◆ Stated problem ◆
Begin with the line containing "Write a Python" and end with the line containing "0.852, 0.806, 0.783, 0.755, 0.733, 0.707, 0.668, 0.668]". Give those lines again exactly, leaving out the images.

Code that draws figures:
··········

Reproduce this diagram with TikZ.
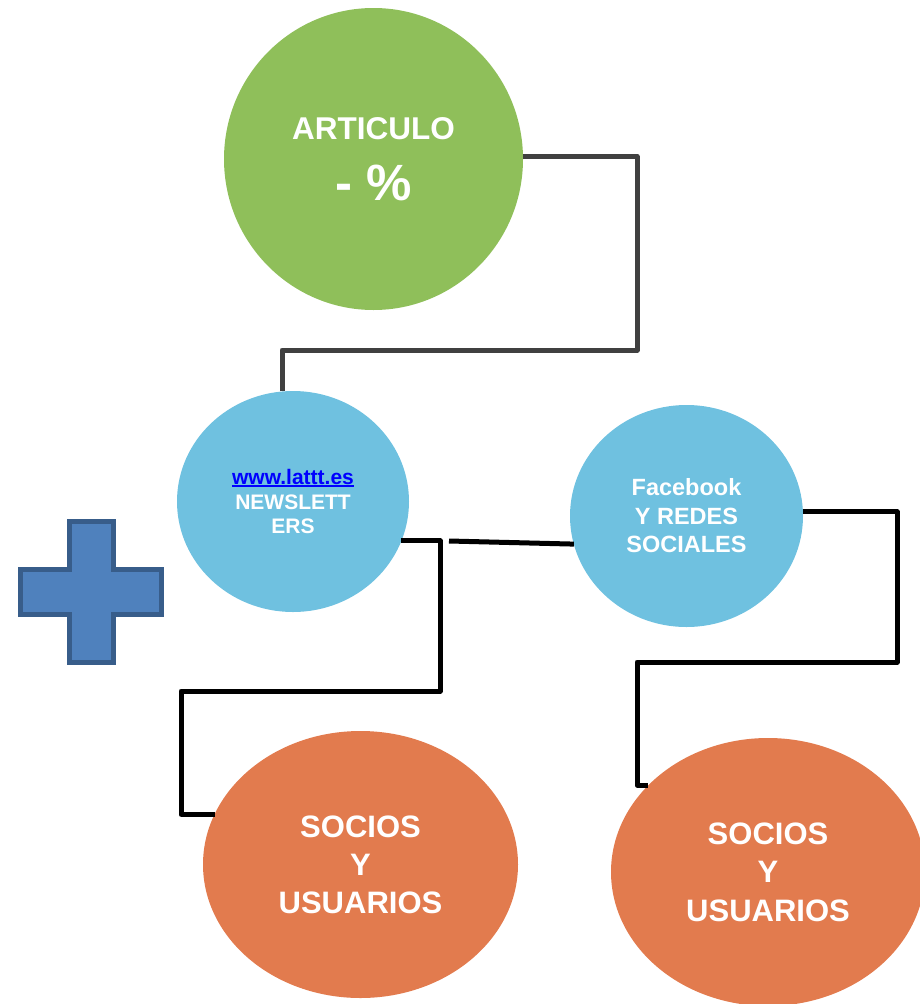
\documentclass[tikz,border=0pt]{standalone}
\usepackage{fontspec}
\setmainfont{Liberation Sans}
\usetikzlibrary{shapes.geometric}
\definecolor{artgreen}{HTML}{8FBF5A}
\definecolor{skyblue}{HTML}{6FC1E0}
\definecolor{orangefill}{HTML}{E27B4E}
\definecolor{plusfill}{HTML}{4F81BD}
\definecolor{plusline}{HTML}{385D8A}
\definecolor{darkline}{HTML}{404040}
\newcommand\thickul[1]{\setbox0\hbox{#1}\rlap{\raisebox{-2.6pt}{\rule{\wd0}{2.4pt}}}\box0}
\begin{document}
\begin{tikzpicture}[x=1pt,y=-1pt,
  bubble/.style={ellipse, inner sep=0pt, outer sep=0pt, align=center, text=white},
  conn/.style={line width=5pt, line join=round, line cap=butt},
]
\useasboundingbox (0,0) rectangle (920,1004);
\clip (0,0) rectangle (920,1004);
% bubbles
\node[bubble, fill=artgreen, minimum width=299pt, minimum height=302pt,
  font={\bfseries\fontsize{31.5}{61}\selectfont}] (art) at (373.5,159)
  {ARTICULO\\{\fontsize{51}{61}\selectfont - \%}};
\node[bubble, fill=skyblue, minimum width=232pt, minimum height=221pt,
  font={\bfseries\fontsize{21}{24.5}\selectfont}] (news) at (293,501.5)
  {\textcolor{blue}{\thickul{www.lattt.es}}\\NEWSLETT\\ERS};
\node[bubble, fill=skyblue, minimum width=233pt, minimum height=222pt,
  font={\bfseries\fontsize{23.5}{28.5}\selectfont}] (fb) at (686.5,516)
  {Facebook\\Y REDES\\SOCIALES};
\node[bubble, fill=orangefill, minimum width=315pt, minimum height=267pt,
  font={\bfseries\fontsize{31}{38}\selectfont}] (soc1) at (360.5,864.5)
  {SOCIOS\\Y\\USUARIOS};
\node[bubble, fill=orangefill, minimum width=314pt, minimum height=268pt,
  font={\bfseries\fontsize{31}{38.5}\selectfont}] (soc2) at (768,872)
  {SOCIOS\\Y\\USUARIOS};
% connectors
\draw[conn, darkline] (art.1) -| (637,350) -| ([xshift=-11pt]news.north);
\draw[conn, black] (news.-20) -| (440,691) -- (181,691) |- (soc1.161.6);
\coordinate (midstart) at (449,541);
\draw[conn, black] (midstart) -- (fb.194.2);
\draw[conn, black] (fb.2) -| (897,662) -- (637,662) |- (soc2.144.4);
% plus sign
\draw[line width=5pt, draw=plusline, fill=plusfill, line join=miter]
  (69.5,521.5) -- (113.5,521.5) -- (113.5,569.5) -- (161.5,569.5) -- (161.5,614.5)
  -- (113.5,614.5) -- (113.5,662.5) -- (69.5,662.5) -- (69.5,614.5) -- (20.5,614.5)
  -- (20.5,569.5) -- (69.5,569.5) -- cycle;
\end{tikzpicture}
\end{document}
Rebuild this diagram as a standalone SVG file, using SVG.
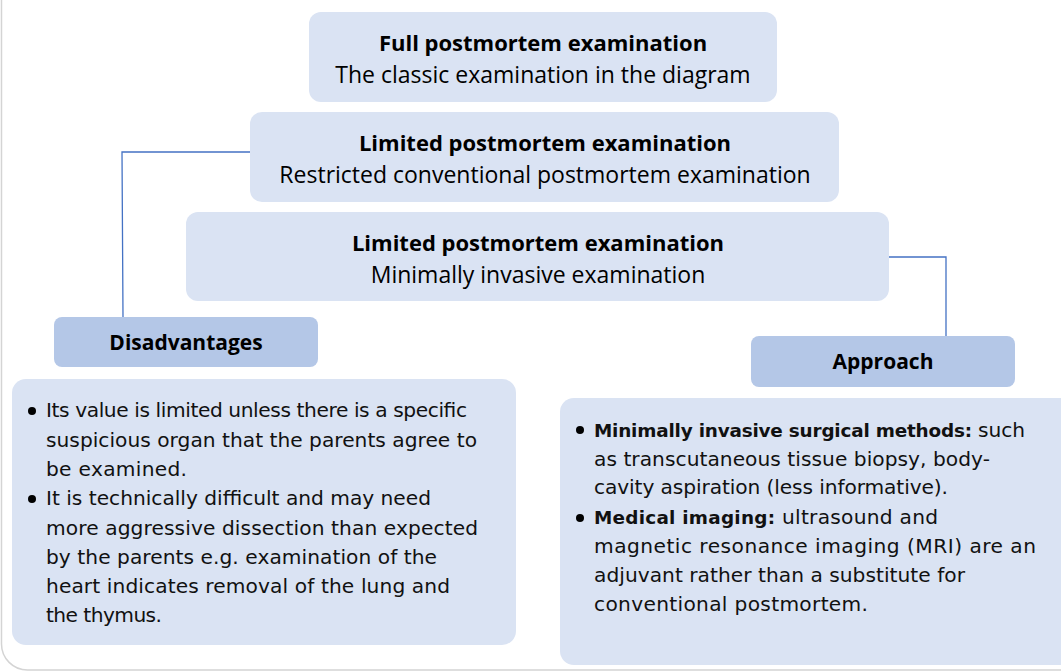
<svg xmlns="http://www.w3.org/2000/svg" width="1061" height="672" viewBox="0 0 1061 672">
  <style>
    .tier { fill: #dae3f3; }
    .head { fill: #b4c7e7; }
    .list { fill: #dae3f3; }
    .wire { fill: none; stroke: #4472c4; stroke-width: 1.3; }
    .t { font-family: "Open Sans", "Liberation Sans", sans-serif; font-size: 23px; fill: #000; text-anchor: middle; }
    .tb { font-weight: bold; font-size: 22px; }
    .lbl { font-family: "Open Sans", "Liberation Sans", sans-serif; font-size: 21px; font-weight: bold; fill: #000; text-anchor: middle; }
    .bl { font-family: "DejaVu Sans", "Liberation Sans", sans-serif; font-size: 20.2px; fill: #111; }
    .b { font-weight: bold; font-size: 18.4px; }
  </style>

  <rect width="1061" height="672" fill="#fff"/>
  <!-- outer frame -->
  <rect x="1.5" y="-40" width="1100" height="710" rx="26" fill="none" stroke="#d4d4d4" stroke-width="1.5"/>

  <!-- connectors -->
  <g id="connectors">
    <polyline class="wire" points="250,152 122,152 123,317"/>
    <polyline class="wire" points="889,257 946,257 946,336"/>
  </g>

  <g id="full-pm">
    <rect class="tier" x="309" y="12" width="468" height="90" rx="12"/>
    <text class="t tb" x="543" y="51">Full postmortem examination</text>
    <text class="t" x="543" y="83">The classic examination in the diagram</text>
  </g>

  <g id="limited-conventional">
    <rect class="tier" x="250" y="112" width="589" height="90" rx="12"/>
    <text class="t tb" x="545" y="151">Limited postmortem examination</text>
    <text class="t" x="545" y="183">Restricted conventional postmortem examination</text>
  </g>

  <g id="limited-minimal">
    <rect class="tier" x="186" y="212" width="703" height="89" rx="12"/>
    <text class="t tb" x="538" y="251">Limited postmortem examination</text>
    <text class="t" x="538" y="283">Minimally invasive examination</text>
  </g>

  <g id="disadvantages">
    <rect class="head" x="54" y="317" width="264" height="50" rx="8"/>
    <text class="lbl" x="186" y="350">Disadvantages</text>
  </g>

  <g id="approach">
    <rect class="head" x="751" y="336" width="264" height="51" rx="8"/>
    <text class="lbl" x="883" y="369">Approach</text>
  </g>

  <g id="disadvantages-list">
    <rect class="list" x="12" y="379" width="504" height="266" rx="14"/>
    <circle cx="32" cy="411" r="4" fill="#000"/>
    <circle cx="32" cy="499" r="4" fill="#000"/>
    <text class="bl" x="46" y="417" textLength="421" lengthAdjust="spacing">Its value is limited unless there is a specific</text>
    <text class="bl" x="46" y="447" textLength="431" lengthAdjust="spacing">suspicious organ that the parents agree to</text>
    <text class="bl" x="46" y="476" textLength="141" lengthAdjust="spacing">be examined.</text>
    <text class="bl" x="46" y="505" textLength="385" lengthAdjust="spacing">It is technically difficult and may need</text>
    <text class="bl" x="46" y="535" textLength="432" lengthAdjust="spacing">more aggressive dissection than expected</text>
    <text class="bl" x="46" y="564" textLength="391" lengthAdjust="spacing">by the parents e.g. examination of the</text>
    <text class="bl" x="46" y="593" textLength="404" lengthAdjust="spacing">heart indicates removal of the lung and</text>
    <text class="bl" x="46" y="622" textLength="116" lengthAdjust="spacing">the thymus.</text>
  </g>

  <g id="approach-list">
    <rect class="list" x="560" y="398" width="515" height="267" rx="14"/>
    <circle cx="580" cy="430" r="4" fill="#000"/>
    <circle cx="580" cy="518" r="4" fill="#000"/>
    <text class="bl b" x="594" y="437" textLength="378" lengthAdjust="spacing">Minimally invasive surgical methods:</text>
    <text class="bl" x="978" y="437" textLength="47" lengthAdjust="spacing">such</text>
    <text class="bl" x="594" y="466" textLength="396" lengthAdjust="spacing">as transcutaneous tissue biopsy, body-</text>
    <text class="bl" x="594" y="494" textLength="354" lengthAdjust="spacing">cavity aspiration (less informative).</text>
    <text class="bl b" x="594" y="524" textLength="181" lengthAdjust="spacing">Medical imaging:</text>
    <text class="bl" x="782" y="524" textLength="156" lengthAdjust="spacing">ultrasound and</text>
    <text class="bl" x="594" y="553" textLength="442" lengthAdjust="spacing">magnetic resonance imaging (MRI) are an</text>
    <text class="bl" x="594" y="582" textLength="371" lengthAdjust="spacing">adjuvant rather than a substitute for</text>
    <text class="bl" x="594" y="611" textLength="274" lengthAdjust="spacing">conventional postmortem.</text>
  </g>
</svg>
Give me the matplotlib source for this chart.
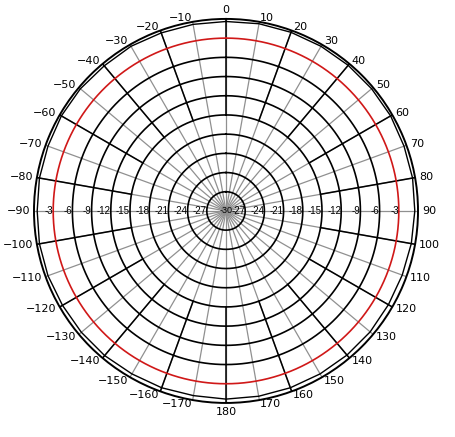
import numpy as np
import matplotlib.pyplot as plt

# grid levels (dB) and angles (deg, clockwise from top)
ring_levels = [-3, -6, -9, -12, -15, -18, -21, -24, -27]
ring_labels = ['-3', '-6', '-9', '-12', '-15', '-18', '-21', '-24', '-27']
spoke_angles = list(range(0, 360, 10))
major_spokes = list(range(0, 360, 20))
angle_labels = [0, 10, 20, 30, 40, 50, 60, 70, 80, 90, 100, 110, 120, 130, 140, 150, 160, 170,
                180, -170, -160, -150, -140, -130, -120, -110, -100, -90, -80, -70, -60, -50,
                -40, -30, -20, -10]

# measured pattern (dB), every 10 deg
pattern_deg = list(range(0, 360, 10))
pattern_db = [-0.4, -0.3, -0.3, -0.3, -0.3, -0.3, -0.3, -0.4, -0.4, -0.5, -0.6, -0.7,
              -0.7, -0.6, -0.6, -0.6, -0.6, -0.6, -0.6, -0.7, -0.6, -0.6, -0.5, -0.5,
              -0.5, -0.4, -0.4, -0.5, -0.4, -0.4, -0.3, -0.3, -0.4, -0.3, -0.4, -0.4]

RMIN, RMAX = -30, 0

fig = plt.figure(figsize=(4.55, 4.37), dpi=100)
ax = fig.add_axes([0.0747, 0.0778, 0.844, 0.879], projection='polar')
ax.set_theta_zero_location('N')
ax.set_theta_direction(-1)
ax.set_ylim(RMIN, RMAX)
ax.grid(False)
ax.set_xticks([])
ax.set_yticks([])
ax.spines['polar'].set_linewidth(1.4)
ax.spines['polar'].set_color('black')

full = np.linspace(0, 2 * np.pi, 361)

# spokes: grey all the way, black on outer half every 20 deg
for a in spoke_angles:
    th = np.deg2rad(a)
    ax.plot([th, th], [RMIN, RMAX], color='#909090', lw=0.9, zorder=1)
for a in major_spokes:
    th = np.deg2rad(a)
    ax.plot([th, th], [-15, RMAX], color='black', lw=1.1, zorder=2)

# rings
for lv in ring_levels:
    c = '#d01818' if lv == -3 else 'black'
    ax.plot(full, np.full_like(full, lv), color=c, lw=1.2, zorder=3)

# pattern
th_p = np.deg2rad(pattern_deg + [360])
r_p = pattern_db + [pattern_db[0]]
ax.plot(th_p, r_p, color='black', lw=1.0, zorder=4)

# radial labels along the horizontal axis
font = dict(family='Liberation Sans', fontsize=7)
for lv, lab in zip(ring_levels, ring_labels):
    for side in (np.pi / 2, 3 * np.pi / 2):
        ax.text(side, lv, lab, ha='right', va='center', zorder=5, **font)
ax.text(0, RMIN, '-30', ha='center', va='center', zorder=5,
        family='Liberation Sans', fontsize=6.5)

# angle labels
for a, lab in zip(spoke_angles, angle_labels):
    th = np.deg2rad(a)
    s = np.sin(th)
    if abs(s) < 1e-6:
        ha = 'center'
        va = 'bottom' if a == 0 else 'top'
    else:
        ha = 'left' if s > 0 else 'right'
        va = 'center'
    ax.text(th, 0.6, str(lab).replace('-', '\u2212'), ha=ha, va=va,
            clip_on=False, family='DejaVu Sans', fontsize=8)

fig.savefig('out.png', dpi=100)
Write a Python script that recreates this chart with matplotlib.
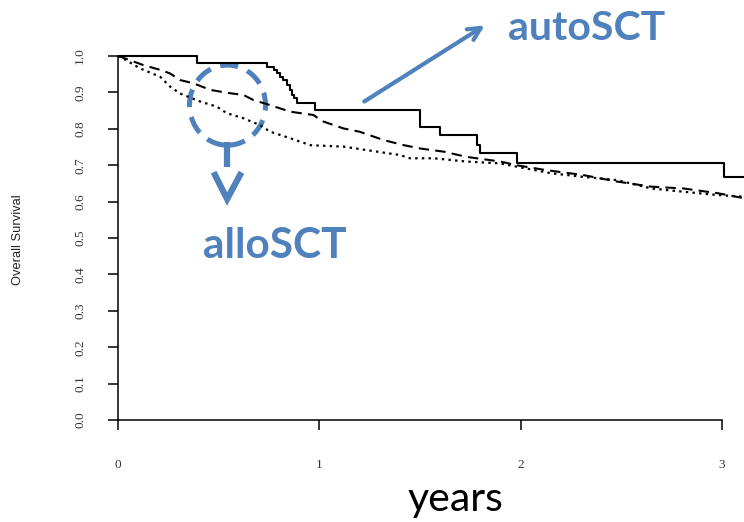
import matplotlib
matplotlib.use("Agg")
import matplotlib.pyplot as plt
from matplotlib.patches import Ellipse

# Kaplan-Meier style curves (years, survival)
auto_t = [0, 0.39, 0.74, 0.773, 0.79, 0.806, 0.822, 0.839, 0.856, 0.864, 0.874, 0.889,
          0.98, 1.50, 1.60, 1.785, 1.80, 1.98, 3.01, 3.15]
auto_s = [1.0, 0.982, 0.971, 0.962, 0.952, 0.943, 0.934, 0.920, 0.907, 0.893, 0.884, 0.870,
          0.852, 0.806, 0.783, 0.755, 0.733, 0.707, 0.668, 0.668]

dash_t = [0, 0.027, 0.126, 0.209, 0.259, 0.308, 0.375, 0.458, 0.54, 0.623, 0.673, 0.756,
          0.856, 0.97, 1.02, 1.12, 1.20, 1.32, 1.42, 1.50, 1.62, 1.73, 1.90, 1.98, 2.12,
          2.31, 2.48, 2.65, 2.81, 2.98, 3.15]
dash_s = [1.0, 0.995, 0.975, 0.962, 0.952, 0.934, 0.925, 0.907, 0.899, 0.893, 0.879, 0.865,
          0.847, 0.838, 0.820, 0.801, 0.792, 0.769, 0.755, 0.746, 0.737, 0.723, 0.710, 0.700, 0.687,
          0.673, 0.655, 0.641, 0.636, 0.623, 0.605]

dot_t = [0, 0.027, 0.109, 0.209, 0.259, 0.308, 0.408, 0.49, 0.54, 0.623, 0.706, 0.756,
         0.856, 0.955, 1.12, 1.29, 1.40, 1.45, 1.57, 1.73, 1.90, 1.98, 2.15, 2.31, 2.48,
         2.65, 2.81, 2.98, 3.15]
dot_s = [1.0, 0.993, 0.966, 0.943, 0.916, 0.897, 0.875, 0.861, 0.843, 0.829, 0.810, 0.792,
         0.774, 0.755, 0.751, 0.737, 0.728, 0.719, 0.719, 0.710, 0.705, 0.696, 0.678, 0.668, 0.659,
         0.636, 0.627, 0.618, 0.612]

y_ticks = [0.0, 0.1, 0.2, 0.3, 0.4, 0.5, 0.6, 0.7, 0.8, 0.9, 1.0]
x_ticks = [0, 1, 2, 3]

blue = "#4f81bd"
W, H = 744, 522

fig = plt.figure(figsize=(W / 100, H / 100), dpi=100)
# axes: x=0 at px 118, 1 year = 201.3 px ; y=0 at px 420, y=1 at px 56
left, bottom = 118, 420
ax = fig.add_axes([left / W, (H - bottom) / H, (W - left) / W, bottom / H])
ax.set_xlim(0, (W - left) / 201.3)
ax.set_ylim(0, bottom / 364.0)
ax.patch.set_alpha(0)

ax.plot(auto_t, auto_s, color="black", lw=1.5, drawstyle="steps-post")
ax.plot(dash_t, dash_s, color="black", lw=1.5, dashes=(5, 3))
ax.plot(dot_t, dot_s, color="black", lw=1.6, dashes=(1.1, 1.9))

# R-like axes crossing at the origin
for side in ["top", "right"]:
    ax.spines[side].set_visible(False)
ax.spines["left"].set_position(("data", 0))
ax.spines["bottom"].set_position(("data", 0))
ax.spines["left"].set_bounds(0, 1)
ax.spines["bottom"].set_bounds(0, 3)
ax.spines["left"].set_linewidth(1.1)
ax.spines["bottom"].set_linewidth(1.1)

ax.set_yticks(y_ticks)
ax.set_yticklabels(["%.1f" % v for v in y_ticks], rotation=90, va="center",
                   family="Liberation Serif", fontsize=9.5, color="#333333")
ax.set_xticks(x_ticks)
ax.set_xticklabels([str(v) for v in x_ticks], family="Liberation Serif",
                   fontsize=9.5, color="#333333")
ax.tick_params(axis="y", direction="out", length=7, width=1.1, pad=16)
ax.tick_params(axis="x", direction="out", length=7, width=1.1, pad=21)

fig.text(18 / W, 1 - 240 / H, "Overall Survival", rotation=90, ha="center", va="center",
         family="Liberation Sans", fontsize=9.3, color="#222222")
fig.text(455 / W, 1 - 500 / H, "years", ha="center", va="center",
         family="Lato", fontsize=29.5, color="black")

# annotations
ax.annotate("", xy=(1.833, 1.088), xytext=(1.212, 0.871),
            arrowprops=dict(arrowstyle="->,head_length=0.9,head_width=0.45",
                            color=blue, lw=3))
ax.text(2.327, 1.044, "autoSCT", ha="center", va="baseline", family="Lato",
        fontweight="bold", fontsize=29.5, color=blue)

circ = Ellipse((0.544, 0.865), 0.378, 0.22, fill=False, edgecolor=blue, lw=3.6)
circ.set_linestyle((0, (3.6, 2.0)))
ax.add_patch(circ)
ax.plot([0.542, 0.542], [0.764, 0.696], color=blue, lw=4.5, solid_capstyle="butt")
ax.plot([0.482, 0.542, 0.606], [0.673, 0.607, 0.673], color=blue, lw=4.5,
        solid_joinstyle="miter")
ax.text(0.78, 0.445, "alloSCT", ha="center", va="baseline", family="Lato",
        fontweight="bold", fontsize=30.5, color=blue)

fig.savefig("out.png", dpi=100)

··········

◆ Solved exercise ◆
Write a Python script that recreates this chart with matplotlib.
import matplotlib
matplotlib.use("Agg")
import matplotlib.pyplot as plt
from matplotlib.patches import Ellipse

# Kaplan-Meier style curves (years, survival)
auto_t = [0, 0.39, 0.74, 0.773, 0.79, 0.806, 0.822, 0.839, 0.856, 0.864, 0.874, 0.889,
          0.98, 1.50, 1.60, 1.785, 1.80, 1.98, 3.01, 3.15]
auto_s = [1.0, 0.982, 0.971, 0.962, 0.952, 0.943, 0.934, 0.920, 0.907, 0.893, 0.884, 0.870,
          0.852, 0.806, 0.783, 0.755, 0.733, 0.707, 0.668, 0.668]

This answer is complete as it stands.